■ Source code of charts:
---+---

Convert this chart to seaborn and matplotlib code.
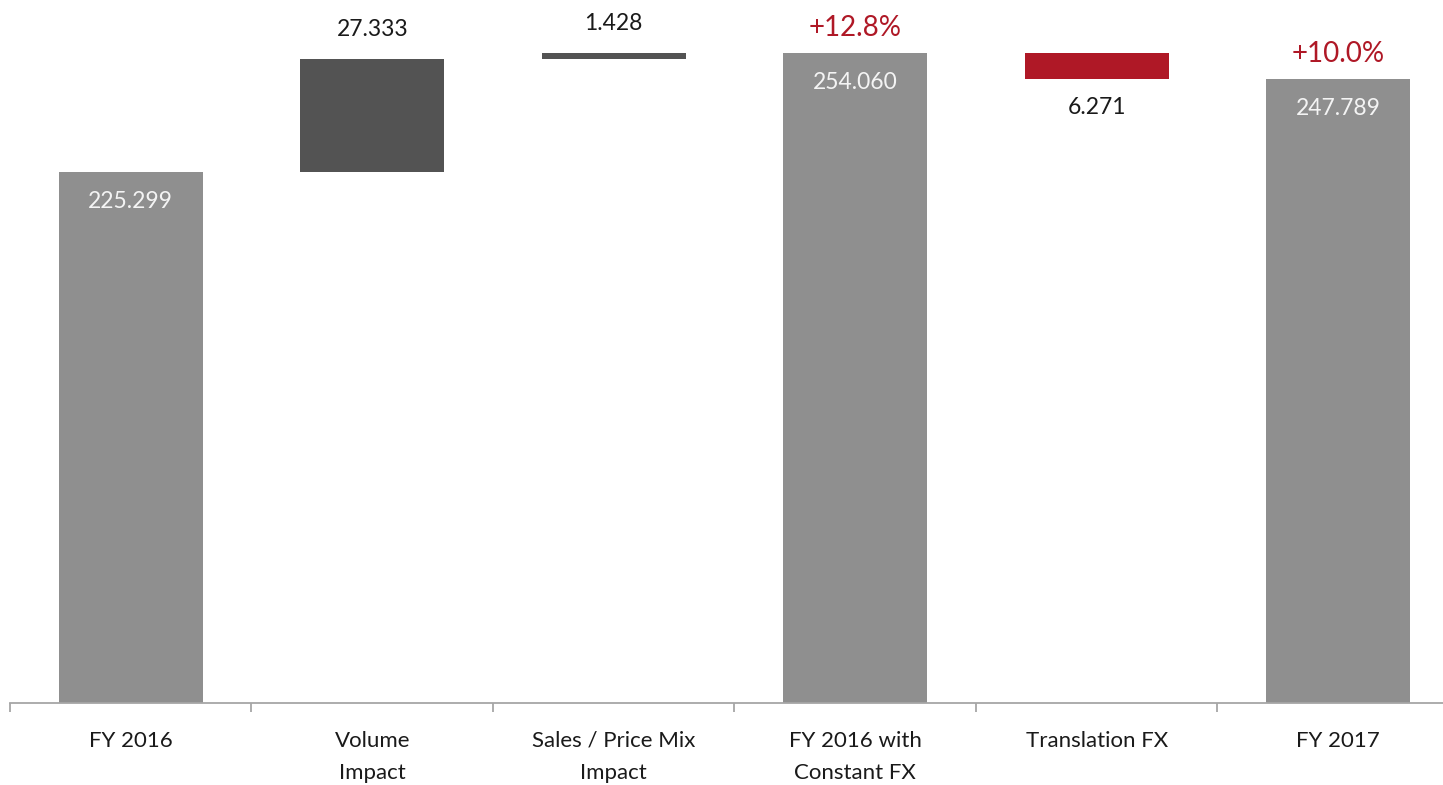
import pandas as pd
import numpy as np
import matplotlib
matplotlib.use('Agg')
import matplotlib.pyplot as plt
import seaborn as sns

# waterfall data
categories = ['FY 2016', 'Volume\nImpact', 'Sales / Price Mix\nImpact',
              'FY 2016 with\nConstant FX', 'Translation FX', 'FY 2017']
kinds = ['total', 'up', 'up', 'total', 'down', 'total']
deltas = [225.299, 27.333, 1.428, 254.060, -6.271, 247.789]
value_labels = ['225.299', '27.333', '1.428', '254.060', '6.271', '247.789']
pct_labels = ['', '', '', '+12.8%', '', '+10.0%']

# running totals -> bar top / base
tops, bases = [], []
run = 0.0
for k, d in zip(kinds, deltas):
    if k == 'total':
        run = d
        bases.append(0.0)
        tops.append(d)
    else:
        start = run
        run = run + d
        bases.append(min(start, run))
        tops.append(max(start, run))

df = pd.DataFrame({'cat': categories, 'top': tops, 'base': bases, 'kind': kinds})

colors = {'total': '#8F8F8F', 'up': '#535353', 'down': '#AF1826'}
pal = [colors[k] for k in kinds]

sns.set_style('white')
plt.rcParams['font.family'] = ['Lato', 'DejaVu Sans']

fig = plt.figure(figsize=(14.43, 7.85), dpi=100)
ax = fig.add_axes([10 / 1443, 82 / 785, 1449 / 1443, 683 / 785])

sns.barplot(data=df, x='cat', y='top', hue='cat', palette=pal, order=categories,
            hue_order=categories, legend=False, width=0.595, linewidth=0,
            saturation=1, ax=ax)
# white base hides the lower part of the floating bars
sns.barplot(data=df, x='cat', y='base', color='white', order=categories,
            width=0.6, linewidth=0, saturation=1, ax=ax)

ax.set_ylim(97, 262)
ax.set_xlim(-0.5, 5.5)

for i, k in enumerate(kinds):
    if k == 'total':
        ax.annotate(value_labels[i], xy=(i, tops[i]), xytext=(0, -21.5),
                    textcoords='offset points', ha='center', va='center',
                    color='#F4F4F4', fontsize=16.5)
        if pct_labels[i]:
            ax.annotate(pct_labels[i], xy=(i, tops[i]), xytext=(0, 18),
                        textcoords='offset points', ha='center', va='center',
                        color='#AF1826', fontsize=20, annotation_clip=False)
    elif k == 'up':
        ax.annotate(value_labels[i], xy=(i, tops[i]), xytext=(0, 21),
                    textcoords='offset points', ha='center', va='center',
                    color='#1A1A1A', fontsize=16.5, annotation_clip=False)
    else:
        ax.annotate(value_labels[i], xy=(i, bases[i]), xytext=(0, -21),
                    textcoords='offset points', ha='center', va='center',
                    color='#1A1A1A', fontsize=16.5)

for s in ['top', 'right', 'left']:
    ax.spines[s].set_visible(False)
ax.spines['bottom'].set_color('#A6A6A6')
ax.spines['bottom'].set_linewidth(1.3)

ax.set_yticks([])
ax.set_xticks(range(len(categories)))
ax.set_xticklabels(categories, fontsize=16, color='#1A1A1A', linespacing=1.75)
ax.set_xticks(np.arange(-0.5, len(categories), 1), minor=True)
ax.tick_params(axis='x', which='major', length=0, pad=20)
ax.tick_params(axis='x', which='minor', length=6.5, width=1.3, color='#A6A6A6',
               direction='out', bottom=True)
ax.set_xlabel('')
ax.set_ylabel('')

fig.savefig('out.png', dpi=100)
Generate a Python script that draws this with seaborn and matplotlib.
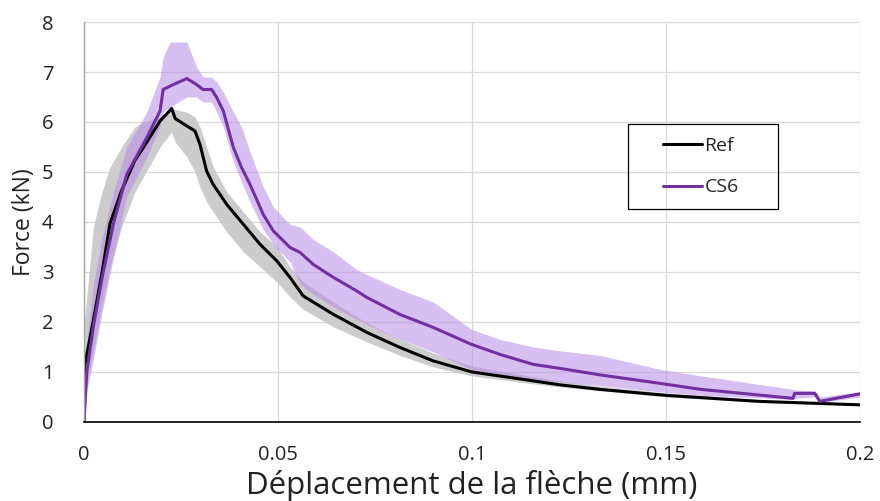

---+---

■ GOAL: Write out exactly the opening lines of the data, stopping after the line that holds "import seaborn as sns". Exclude pictures.

■ RIGHT ANSWER:
Convert this chart to seaborn and matplotlib code.
import pandas as pd
import numpy as np
import matplotlib
matplotlib.use('Agg')
import matplotlib.pyplot as plt
import seaborn as sns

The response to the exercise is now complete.